Le Roi Wisigoth Sisebut, au VIIe siècle, lança un Édit qui exigeait l’expulsion ou la conversion de tous les Juifs sépharades. Ceux qui refusaient étaient soit une exilés, soit dépossédés tous leurs biens. Cet Edit obéissait au Troisième Concile de Tolède et a entrainé le début du Crypto-Judaïsme chez les Juifs sépharades ainsi que l’intégration des Juifs parmi les autres populations. Selon les historiens de l’Église Catholique, il y avait environ 90 000 Juifs, parmi eux beaucoup d’enfants qui avaient été baptisés de force. Les enfants avaient alors été séparés de leurs parents afin de pouvoir leur assurer une éducation catholique loin de l’influence juive, dans une « atmosphère décontaminée ».

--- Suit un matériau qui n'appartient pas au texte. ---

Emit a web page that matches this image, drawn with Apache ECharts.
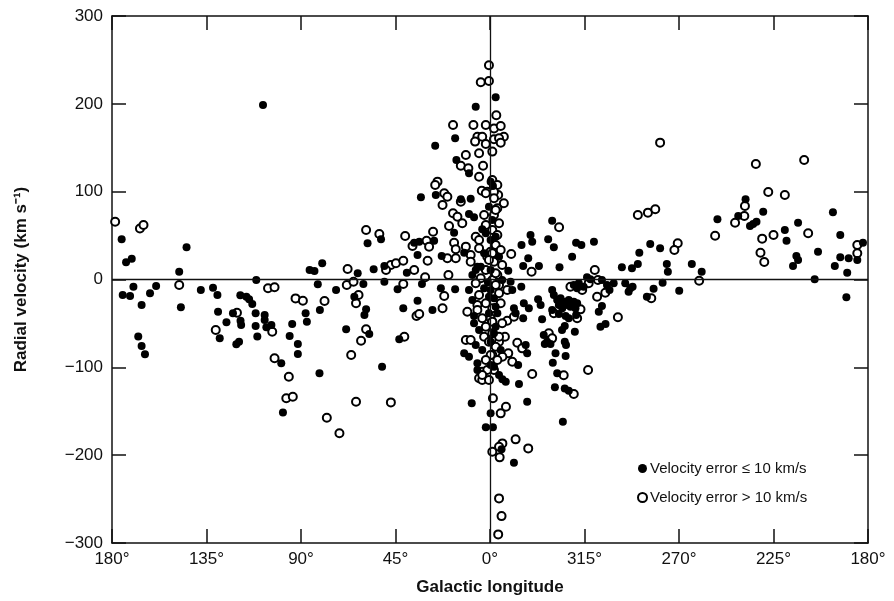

Jusqu’en 694, les enfants Juifs étaient enlevés avec le soutien des gouvernements de l’époque. Il eut ensuite le Dix-septième Concile de Tolède qui déclarait que les enfants Juifs, garçons et filles, devraient passer les sept premières années de leurs vies loin de leurs parents et des célébrations et festivités juives. Cette mesure avait pour objectif de leur inclure une éducation chrétienne afin qu’ils soient mariés plus tard à des chrétiens du sexe opposé.
Malgré toutes les persécutions faites aux Juifs de la Péninsule Ibérique, une communauté juive prospère y évoluait. Il paraitrait que le Portugal n’était qu’un petit royaume de la Castille qui accueillait provisoirement des Juifs. Cette version n’est pas avérée et trahit l’importance du Portugal.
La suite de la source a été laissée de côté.